Women are less likely than men to negotiate in general, and there's an understandable reason for that. One University of Texas study found that women asked for $7000 less than men on average. But a study in Organizational Behavior and Human Decision Processes found that people are more likely to think less of women than men when they negotiate. So, while you shouldn't let anyone shame you for negotiating, don't let anyone shame you for not doing so. Depending on your specific employer, negotiating may carry some risk, so you should make the call for yourself whether it's worth it. But it's not OK for them to hold it against you to ask for more pay, benefits, or anything.
If you want to negotiate benefits, here are a few things to keep in mind.
Figure Out What Exactly Is Being Offered
Read your contract carefully when accepting a job offer, and if any benefits aren't mentioned specifically, find out what exactly the company's policies are on family and sick leave, vacation time, professional development, and flexible hours. Ask questions like "how often are employees allowed to work from home?" You don't want to ask for something you already have. Save your negotiation power for the extra perks.
Know Your Options
The term "benefits" encompasses a lot of things, from your hours to your title. According to a United States Office of Personnel Management survey, the most popular benefits are pension plans, savings plans, and health insurance. But many companies also offer less conventional perks, like sponsored professional development, the ability to work from home, and even the ability to bring your dog to work.
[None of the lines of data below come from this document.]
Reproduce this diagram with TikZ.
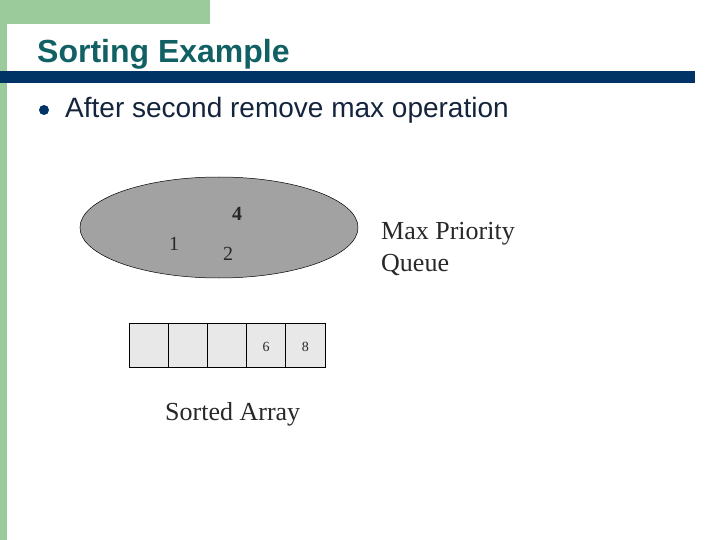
\documentclass[tikz,border=0pt]{standalone}
\usepackage{fontspec}
\setmainfont{Liberation Serif}
\setsansfont{Liberation Sans}
\definecolor{slgreen}{RGB}{155,203,155}
\definecolor{titlecol}{RGB}{16,96,100}
\definecolor{barblue}{RGB}{0,51,102}
\definecolor{bodytxt}{RGB}{20,36,60}
\definecolor{ellgray}{RGB}{162,162,162}
\definecolor{cellgray}{RGB}{232,232,232}
\definecolor{figtxt}{RGB}{40,40,40}
\begin{document}
\begin{tikzpicture}[x=1pt,y=-1pt,
  num/.style={font=\fontsize{20}{20}\selectfont, text=figtxt, inner sep=0pt},
  lbl/.style={font=\fontsize{26}{30}\selectfont, text=figtxt, inner sep=0pt, anchor=base west},
  cell/.style={draw=black, line width=0.9pt, fill=cellgray, minimum width=39.2pt, minimum height=44pt, inner sep=0pt, outer sep=0pt},
  celltxt/.style={font=\fontsize{14}{14}\selectfont, text=figtxt, inner sep=0pt}]
\useasboundingbox (0,0) rectangle (720,540);
\fill[white] (0,0) rectangle (720,540);
% green frame
\fill[slgreen] (0,0) rectangle (210,24);
\fill[slgreen] (0,0) rectangle (7,540);
\fill[white] (7,540) -- (7,44) arc[start angle=180, end angle=90, radius=20] -- (210,24) -- (210,540) -- cycle;
% title
\node[anchor=base west, inner sep=0pt, text=titlecol, font=\sffamily\bfseries\fontsize{32}{36}\selectfont] (title) at (37,63) {Sorting Example};
\fill[barblue] (0,71) rectangle (695,83);
% bullet
\fill[barblue] (44,110) circle[radius=5];
\node[anchor=base west, inner sep=0pt, text=bodytxt, font=\sffamily\fontsize{28}{32}\selectfont] (bul) at (65,118) {After second remove max operation};
% ellipse
\draw[fill=ellgray, draw=black, line width=0.5pt] (219,227.5) ellipse[x radius=139, y radius=50.5];
\node[num, font=\bfseries\fontsize{20}{20}\selectfont] (n4) at (237,214) {4};
\node[num] (n1) at (174,244) {1};
\node[num] (n2) at (228,254) {2};
\node[lbl] (mpq) at (381,240) {Max Priority};
\node[lbl] (mpq2) at (381,271) {Queue};
% array
\node[cell, anchor=north west] (c1) at (129,323) {};
\node[cell, anchor=west] (c2) at (c1.east) {};
\node[cell, anchor=west] (c3) at (c2.east) {};
\node[cell, anchor=west] (c4) at (c3.east) {};
\node[cell, anchor=west] (c5) at (c4.east) {};
\node[celltxt] (t6) at ([yshift=-2pt]c4.center) {6};
\node[celltxt] (t8) at ([yshift=-2pt]c5.center) {8};
\node[lbl] (sa) at (165,420) {Sorted Array};
\end{tikzpicture}
\end{document}
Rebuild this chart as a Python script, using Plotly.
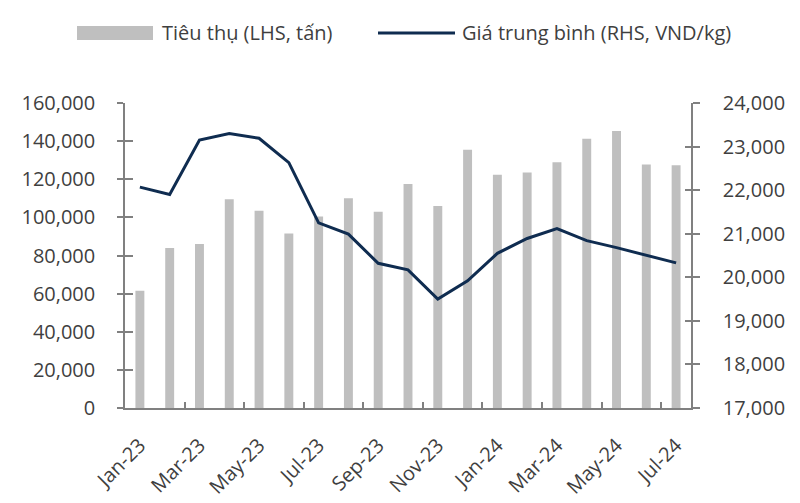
import plotly.graph_objects as go

months = ["Jan-23", "Feb-23", "Mar-23", "Apr-23", "May-23", "Jun-23", "Jul-23",
          "Aug-23", "Sep-23", "Oct-23", "Nov-23", "Dec-23", "Jan-24", "Feb-24",
          "Mar-24", "Apr-24", "May-24", "Jun-24", "Jul-24"]
consumption = [61500, 84000, 86000, 109500, 103500, 91500, 100500, 110000, 103000,
               117500, 106000, 135500, 122400, 123600, 128900, 141300, 145300,
               127800, 127300]
avg_price = [22070, 21900, 23150, 23300, 23190, 22630, 21250, 20990, 20320, 20170,
             19500, 19920, 20550, 20890, 21120, 20840, 20680, 20500, 20330]
left_ticks = [0, 20000, 40000, 60000, 80000, 100000, 120000, 140000, 160000]
right_ticks = [17000, 18000, 19000, 20000, 21000, 22000, 23000, 24000]
legend_bar = "Tiêu thụ (LHS, tấn)"
legend_line = "Giá trung bình (RHS, VND/kg)"

OFF = 8  # default page body margin
W, H = 800 - OFF, 503 - OFF
L, R, T, B = 125 - OFF, 691 - OFF, 103 - OFF, 408 - OFF
FONT = "Open Sans"
TXT = "#3f3f3f"
AX = "#808080"
BAR = "#bfbfbf"
LINE = "#0f2c50"

idx = list(range(len(months)))
label_idx = idx[::2]
label_txt = months[::2]
bound_idx = [i + 1.5 for i in idx[::2][:-1]]

def px(x):
    return (x - OFF - L) / (R - L)

def py(y):
    return (B - (y - OFF)) / (B - T)

fig = go.Figure()
fig.add_trace(go.Bar(x=idx, y=consumption, marker=dict(color=BAR, line=dict(width=0)),
                     name=legend_bar, showlegend=False, yaxis="y"))
fig.add_trace(go.Scatter(x=idx, y=avg_price, mode="lines", line=dict(color=LINE, width=3),
                         name=legend_line, showlegend=False, yaxis="y2"))

fig.update_layout(
    width=W, height=H,
    margin=dict(l=L, r=W - R, t=T, b=H - B, autoexpand=False),
    paper_bgcolor="white", plot_bgcolor="white",
    font=dict(family=FONT, size=20, color=TXT),
    bargap=0.7,
    xaxis=dict(
        range=[-0.5, len(months) - 0.5], tickmode="array", tickvals=label_idx,
        ticktext=label_txt, ticks="", tickangle=-45, showgrid=False, zeroline=False,
        showline=True, linecolor=AX, linewidth=1.5, automargin=False,
        minor=dict(tickmode="array", tickvals=bound_idx, ticks="inside", ticklen=6,
                   tickcolor=AX, tickwidth=1.5, showgrid=False),
        tickfont=dict(size=20, color=TXT), ticklabelstandoff=16,
    ),
    yaxis=dict(
        range=[0, 160000], tickmode="array", tickvals=left_ticks,
        ticktext=[f"{v:,}" for v in left_ticks], ticks="outside", ticklen=6,
        tickcolor=AX, tickwidth=1.5, showgrid=False, zeroline=False, automargin=False,
        showline=True, linecolor=AX, linewidth=1.5, ticklabelstandoff=18,
        tickfont=dict(size=20, color=TXT),
    ),
    yaxis2=dict(
        range=[17000, 24000], tickmode="array", tickvals=right_ticks,
        ticktext=[f"{v:,}" for v in right_ticks], overlaying="y", side="right",
        ticks="outside", ticklen=7, tickcolor=AX, tickwidth=1.5, showgrid=False,
        zeroline=False, showline=True, linecolor=AX, linewidth=1.5, automargin=False,
        ticklabelstandoff=19, tickfont=dict(size=20, color=TXT),
    ),
    yaxis3=dict(
        range=[0, 160000], tickmode="array", tickvals=left_ticks, overlaying="y",
        side="left", ticks="inside", ticklen=8, tickcolor=AX, tickwidth=1.5,
        showticklabels=False, showgrid=False, zeroline=False, showline=False,
    ),
    yaxis4=dict(
        range=[17000, 24000], tickmode="array", tickvals=right_ticks, overlaying="y",
        side="right", ticks="inside", ticklen=6, tickcolor=AX, tickwidth=1.5,
        showticklabels=False, showgrid=False, zeroline=False, showline=False,
    ),
)

# invisible traces so the overlay tick axes are rendered
fig.add_trace(go.Scatter(x=[idx[0]], y=[left_ticks[0]], yaxis="y3", mode="markers",
                         marker=dict(opacity=0), showlegend=False, hoverinfo="skip"))
fig.add_trace(go.Scatter(x=[idx[0]], y=[right_ticks[0]], yaxis="y4", mode="markers",
                         marker=dict(opacity=0), showlegend=False, hoverinfo="skip"))

# legend drawn manually (wide swatches)
fig.add_shape(type="rect", xref="paper", yref="paper", x0=px(77), x1=px(153),
              y0=py(40), y1=py(26), fillcolor=BAR, line=dict(width=0))
fig.add_shape(type="line", xref="paper", yref="paper", x0=px(378), x1=px(455),
              y0=py(33), y1=py(33), line=dict(color=LINE, width=3))
fig.add_annotation(xref="paper", yref="paper", x=px(160), y=py(33), text=legend_bar,
                   showarrow=False, xanchor="left", yanchor="middle",
                   font=dict(size=20, color=TXT))
fig.add_annotation(xref="paper", yref="paper", x=px(460), y=py(33), text=legend_line,
                   showarrow=False, xanchor="left", yanchor="middle",
                   font=dict(size=20, color=TXT))

fig.write_html("out.html")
If you're not sure which benefits your company is open to and want to up your chances of getting what you ask for, try asking your coworkers how much time off they get, how often they work from home, or whatever else is relevant. You could also ask people outside your company what kinds of perks they get. If there's anything you can think of that could make your job better that nobody you know has, Google it and see if companies ever offer it.
Say What They'll Get Out Of It
When negotiating in general, it's a good idea to make your request two-sided. Think about how the extra benefits are going to benefit your employer, too. Maybe working from home will let you focus. Perhaps more vacation days will allow you to be more productive when you do come in. Generally, happy employees do a better job, so there's got to be something in it for them.
Acknowledge Your Contributions
People, especially women, may be discouraged from tooting their own horns, but your supervisor may not be aware of all the accomplishments that make you deserving of additional benefits. So don't be afraid to say what you've brought to the company so far and what you plan to bring in the future.